* Task details *
Repeat the material below word for word and leave out all pictures.

* Raw data *
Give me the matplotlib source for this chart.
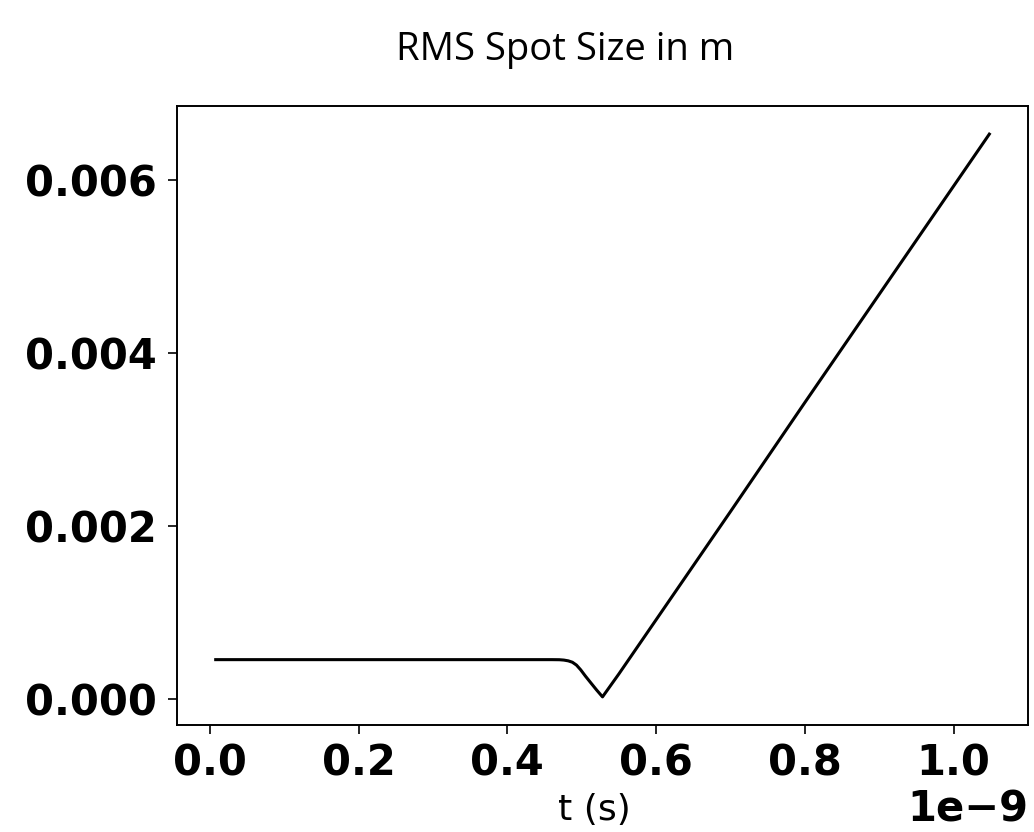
import numpy as np
import matplotlib
matplotlib.use('Agg')
import matplotlib.pyplot as plt

# time in seconds, rms spot size in m
t_ns = [0.008, 0.1, 0.2, 0.3, 0.4, 0.46, 0.47, 0.476, 0.482, 0.4875, 0.493, 0.4987,
        0.505, 0.512, 0.52, 0.528, 0.55, 0.6, 0.7, 0.8, 0.9, 1.0, 1.048]
rms = [0.00046, 0.00046, 0.00046, 0.00046, 0.00046, 0.00046, 0.000459, 0.000455,
       0.000446, 0.00043, 0.000397, 0.000342, 0.00027, 0.000195, 0.00011, 0.00003,
       0.000295, 0.00092, 0.00217, 0.00343, 0.00468, 0.00593, 0.00653]
t = np.array(t_ns) * 1e-9

fig = plt.figure(figsize=(10.34, 8.32), dpi=100)
ax = fig.add_axes([0.1712, 0.1286, 0.8230, 0.7440])

ax.plot(t, rms, color='black', linewidth=2.2)

ax.set_yticks([0.0, 0.002, 0.004, 0.006])
ax.set_xticks(np.array([0.0, 0.2, 0.4, 0.6, 0.8, 1.0]) * 1e-9)
ax.tick_params(labelsize=30, length=6.5, width=1.2)
ax.tick_params(axis='y', pad=8)
ax.tick_params(axis='x', pad=6)
for lab in ax.get_xticklabels() + ax.get_yticklabels():
    lab.set_fontweight('bold')
ax.xaxis.get_offset_text().set_fontsize(30)
ax.xaxis.get_offset_text().set_fontweight('bold')
for sp in ax.spines.values():
    sp.set_linewidth(1.4)

ax.set_xlabel('t (s)', fontsize=26)
ax.xaxis.set_label_coords(0.49, -0.11, transform=ax.transAxes)
ax.xaxis.label.set_va('top')

fig.text(0.547, 0.94, 'RMS Spot Size in m', fontsize=27.5, family='Open Sans',
         ha='center', va='center')

fig.savefig('out.png', dpi=100)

* The response *
Give me the matplotlib source for this chart.
import numpy as np
import matplotlib
matplotlib.use('Agg')
import matplotlib.pyplot as plt

# time in seconds, rms spot size in m
t_ns = [0.008, 0.1, 0.2, 0.3, 0.4, 0.46, 0.47, 0.476, 0.482, 0.4875, 0.493, 0.4987,
        0.505, 0.512, 0.52, 0.528, 0.55, 0.6, 0.7, 0.8, 0.9, 1.0, 1.048]
rms = [0.00046, 0.00046, 0.00046, 0.00046, 0.00046, 0.00046, 0.000459, 0.000455,
       0.000446, 0.00043, 0.000397, 0.000342, 0.00027, 0.000195, 0.00011, 0.00003,
       0.000295, 0.00092, 0.00217, 0.00343, 0.00468, 0.00593, 0.00653]
t = np.array(t_ns) * 1e-9

fig = plt.figure(figsize=(10.34, 8.32), dpi=100)
ax = fig.add_axes([0.1712, 0.1286, 0.8230, 0.7440])

ax.plot(t, rms, color='black', linewidth=2.2)

ax.set_yticks([0.0, 0.002, 0.004, 0.006])
ax.set_xticks(np.array([0.0, 0.2, 0.4, 0.6, 0.8, 1.0]) * 1e-9)
ax.tick_params(labelsize=30, length=6.5, width=1.2)
ax.tick_params(axis='y', pad=8)
ax.tick_params(axis='x', pad=6)
for lab in ax.get_xticklabels() + ax.get_yticklabels():
    lab.set_fontweight('bold')
ax.xaxis.get_offset_text().set_fontsize(30)
ax.xaxis.get_offset_text().set_fontweight('bold')
for sp in ax.spines.values():
    sp.set_linewidth(1.4)

ax.set_xlabel('t (s)', fontsize=26)
ax.xaxis.set_label_coords(0.49, -0.11, transform=ax.transAxes)
ax.xaxis.label.set_va('top')

fig.text(0.547, 0.94, 'RMS Spot Size in m', fontsize=27.5, family='Open Sans',
         ha='center', va='center')

fig.savefig('out.png', dpi=100)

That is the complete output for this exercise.